When you factor in all of the taxes and regulations that the state of California imposes on the energy industry, the government makes 97 cents per gallon of gas purchased in our state. Meanwhile, those big bad oil companies receive 37 cents per gallon of gas purchased here. Gov. Newsom and his bureaucrats in Sacramento are making more than double the money that most oil suppliers do per gallon of gas, while you continue to pay sky-high prices due to Sacramento’s radical policies. 

When you’re feeling pain at the pump, Newsom has one hand in your pocket while he points the other at oil companies and spouts false accusations of price gouging. 

The price-gouging narrative that Gov. Newsom and other Sacramento politicians continue to push is a blatant attempt to cover up their own policy failures. Gov. Newsom demands “transparency and accountability” from oil companies; however, the governor needs to take a look in the mirror. 

Californians deserve to know that the state is responsible for the highest gas prices in the nation, not oil companies. 

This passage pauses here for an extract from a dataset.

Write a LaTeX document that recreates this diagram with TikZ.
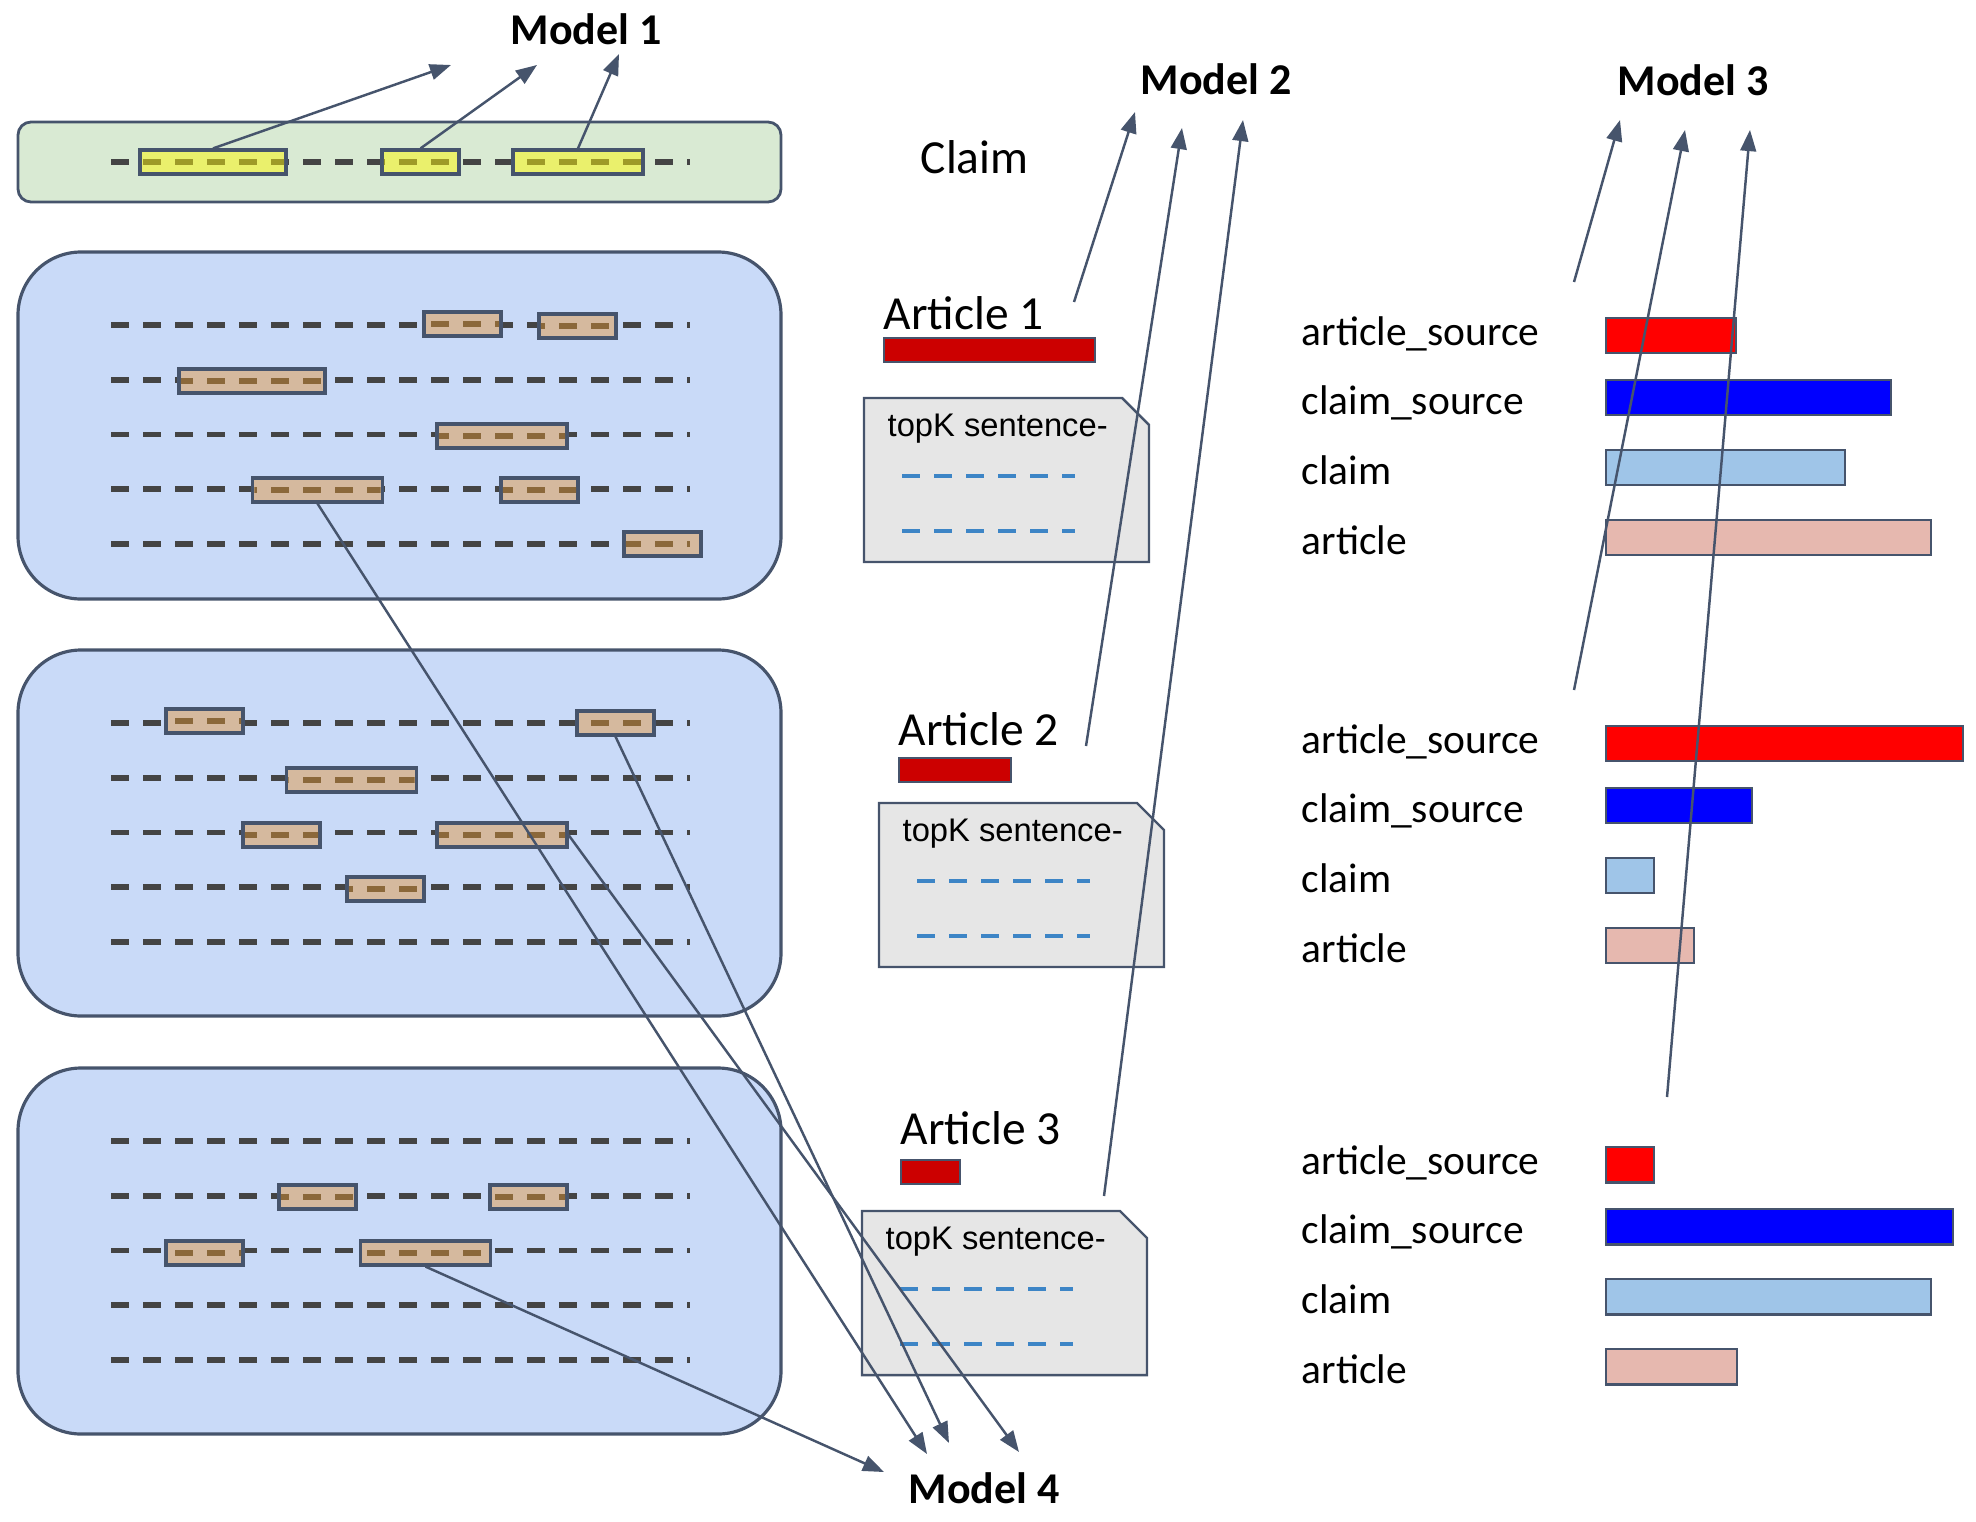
\documentclass[tikz,border=0pt]{standalone}
\usepackage{fontspec}
\setmainfont{Carlito}
\newfontfamily\notefont{Liberation Sans}
\usetikzlibrary{arrows.meta}
\usetikzlibrary{positioning}

\definecolor{slate}{RGB}{70,84,108}
\definecolor{linegray}{RGB}{68,68,68}
\definecolor{greenbg}{RGB}{217,234,211}
\definecolor{bluebg}{RGB}{201,218,248}
\definecolor{tanfill}{RGB}{213,185,158}
\definecolor{tandash}{RGB}{139,104,58}
\definecolor{yellowfill}{RGB}{234,240,108}
\definecolor{yellowdash}{RGB}{158,154,40}
\definecolor{notegray}{RGB}{230,230,230}
\definecolor{noteblue}{RGB}{61,133,198}
\definecolor{articlered}{RGB}{204,0,0}
\definecolor{srcred}{RGB}{255,0,0}
\definecolor{srcblue}{RGB}{0,0,255}
\definecolor{claimblue}{RGB}{159,197,232}
\definecolor{articlepink}{RGB}{230,184,175}

\tikzset{
  textline/.style={draw=linegray,line width=1.6pt,dash pattern=on 5.1pt off 4pt},
  tanhl/.style={draw=slate,line width=0.9pt,fill=tanfill,minimum height=0.24cm,inner sep=0pt},
  tanhl dash/.style={textline,draw=tandash},
  yellowhl/.style={draw=slate,line width=0.9pt,fill=yellowfill,minimum height=0.24cm,inner sep=0pt},
  yellowhl dash/.style={textline,draw=yellowdash},
  claimbox/.style={draw=slate,line width=0.8pt,fill=greenbg,rounded corners=0.13cm},
  passage/.style={draw=slate,line width=0.9pt,fill=bluebg,rounded corners=0.63cm},
  note/.style={draw=slate,line width=0.7pt,fill=notegray},
  notedash/.style={draw=noteblue,line width=1.3pt,dash pattern=on 5.1pt off 4pt},
  notetext/.style={anchor=base west,inner sep=0pt,font=\notefont\fontsize{9.3}{11}\selectfont},
  articlelabel/.style={anchor=base west,inner sep=0pt,font=\fontsize{13.5}{16}\selectfont},
  articlebar/.style={draw=slate,line width=0.7pt,fill=articlered,anchor=north west,minimum height=0.24cm,inner sep=0pt},
  scorelabel/.style={anchor=base west,inner sep=0pt,font=\fontsize{11.8}{14}\selectfont},
  scorebar/.style={draw=slate,line width=0.7pt,anchor=north west,minimum height=0.35cm,inner sep=0pt},
  model/.style={inner sep=0pt,font=\bfseries\fontsize{12.5}{15}\selectfont},
  feed/.style={slate,line width=0.7pt,-{Triangle[length=6pt,width=4.5pt]}},
}

% one evidence passage: box and five text lines
\newcommand\passage[2]{
  \draw[passage] (18,#1) rectangle (781,#1+#2);
  \foreach \r in {0,...,4} {
    \draw[textline] (111,#1+73+\r*54.7) -- (690,#1+73+\r*54.7);
  }
}

% highlighted snippet on a text line
\newcommand\snippet[5]{
  \node[#1,minimum width=#4*0.01cm] (#2) at (#3,#5) {};
  \begin{scope}
    \clip ([shift={(1pt,1pt)}]#2.south west) rectangle ([shift={(-1pt,-1pt)}]#2.north east);
    \draw[#1 dash] (111,#5) -- (690,#5);
  \end{scope}
}

\newcommand\articleblock[6]{
  \node[articlelabel] (#1) at (#3,#4) {#2};
  \node[articlebar,minimum width=#5*0.01cm] (#1-bar) at (#3,#4+#6) {};
}

\newcommand\topkbox[3]{
  \draw[note] (#2,#3) -- (#2+258,#3) -- (#2+285,#3+27) -- (#2+285,#3+164) -- (#2,#3+164) -- cycle;
  \node[notetext] (#1) at (#2+23,#3+38) {topK sentence-};
  \foreach \r in {78,133} {
    \draw[notedash] (#2+38,#3+\r) -- (#2+211,#3+\r);
  }
}

\newcommand\scores[6]{
  \foreach \lab/\fillc/\off/\len/\base [count=\i] in
    {article\_source/srcred/0/#3/28,claim\_source/srcblue/62/#4/97,claim/claimblue/132/#5/167,article/articlepink/202/#6/237} {
    \node[scorelabel] (#1-label\i) at (1301,#2+\base) {\lab};
    \node[scorebar,fill=\fillc,minimum width=\len*0.01cm] (#1-bar\i) at (1605,#2+\off) {};
  }
}

\begin{document}
\begin{tikzpicture}[x=0.01cm,y=-0.01cm]
  \useasboundingbox (0,0) rectangle (1976,1521);

  % claim
  \draw[claimbox] (18,122) rectangle (781,202);
  \draw[textline] (111,162) -- (690,162);
  \snippet{yellowhl}{y1}{213}{146}{162}
  \snippet{yellowhl}{y2}{420.5}{77}{162}
  \snippet{yellowhl}{y3}{578}{130}{162}

  % passages
  \passage{252}{347}
  \snippet{tanhl}{a11}{462.5}{77}{324}
  \snippet{tanhl}{a12}{577.5}{77}{326}
  \snippet{tanhl}{a21}{252}{146}{381}
  \snippet{tanhl}{a31}{502}{130}{436}
  \snippet{tanhl}{a41}{317.5}{130}{490}
  \snippet{tanhl}{a42}{539.5}{77}{490}
  \snippet{tanhl}{a51}{662.5}{77}{544}

  \passage{650}{366}
  \snippet{tanhl}{b11}{204.5}{77}{721}
  \snippet{tanhl}{b12}{615.5}{77}{723}
  \snippet{tanhl}{b21}{351.5}{130}{780}
  \snippet{tanhl}{b31}{281.5}{77}{835}
  \snippet{tanhl}{b32}{502}{130}{835}
  \snippet{tanhl}{b41}{385.5}{77}{889}

  \passage{1068}{366}
  \snippet{tanhl}{c21}{317.5}{77}{1197}
  \snippet{tanhl}{c22}{528.5}{77}{1197}
  \snippet{tanhl}{c31}{204.5}{77}{1253}
  \snippet{tanhl}{c32}{425.5}{130}{1253}

  % articles
  \node[articlelabel] (claim) at (920,173) {Claim};
  \articleblock{art1}{Article 1}{883}{329}{211}{8}
  \topkbox{topk1}{864}{398}
  \articleblock{art2}{Article 2}{898}{745}{112}{12}
  \topkbox{topk2}{879}{803}
  \articleblock{art3}{Article 3}{900}{1144}{59}{15}
  \topkbox{topk3}{862}{1211}

  % stance scores
  \scores{g1}{317}{130}{285}{239}{325}
  \scores{g2}{725}{357}{146}{48}{88}
  \scores{g3}{1146}{48}{347}{325}{131}

  % models
  \node[model] (model1) at (586,29) {Model 1};
  \node[model] (model2) at (1216,79) {Model 2};
  \node[model] (model3) at (1693,80) {Model 3};
  \node[model] (model4) at (984,1488) {Model 4};

  \coordinate (m1a) at (451,65);
  \coordinate (m1b) at (537,65);
  \coordinate (m1c) at (619,54);
  \coordinate (m2a) at (1135,112);
  \coordinate (m2b) at (1182,128);
  \coordinate (m2c) at (1243,120);
  \coordinate (m3a) at (1620,120);
  \coordinate (m3b) at (1685,130);
  \coordinate (m3c) at (1750,130);
  \coordinate (m4a) at (884,1472);
  \coordinate (m4b) at (927,1454);
  \coordinate (m4c) at (949,1443);
  \coordinate (m4d) at (1019,1452);
  \coordinate (art1out) at (1074,302);
  \coordinate (art2out) at (1086,746);
  \coordinate (art3out) at (1104,1196);
  \coordinate (g1out) at (1574,282);
  \coordinate (g2out) at (1574,690);
  \coordinate (g3out) at (1667,1097);

  \draw[feed] (y1.north) -- (m1a);
  \draw[feed] (y2.north) -- (m1b);
  \draw[feed] (y3.north) -- (m1c);

  \draw[feed] (art1out) -- (m2a);
  \draw[feed] (art2out) -- (m2b);
  \draw[feed] (art3out) -- (m2c);

  \draw[feed] (g1out) -- (m3a);
  \draw[feed] (g2out) -- (m3b);
  \draw[feed] (g3out) -- (m3c);

  \draw[feed] (c32.south) -- (m4a);
  \draw[feed] (a41.south) -- (m4b);
  \draw[feed] (b12.south) -- (m4c);
  \draw[feed] (b32.east) -- (m4d);
\end{tikzpicture}
\end{document}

This past October, a federal judge in San Diego threw out a class-action lawsuit against oil companies for price gouging, finding that the allegations had no basis in fact. 

Meanwhile, as California families pleaded for gas tax relief, Newsom actually increased the gas tax. 

Companies like Chevron and Exxon are private entities with average profit margins of around 4-5%. Other private companies, like Starbucks, average anywhere from 10-20% depending on the quarter.

If you think an oil company making 37 cents per gallon of gas is too much, take a look at your coffee purchase. Starbucks profits $2.56 for every gallon of coffee sold. When is Gov. Newsom going to go after them for ripping off consumers? 

Until the supermajority in Sacramento proposes real solutions to our energy crisis and enacts policies to reduce gas prices for hardworking Californians, I’m not buying any of their bogus talking points. And neither should you.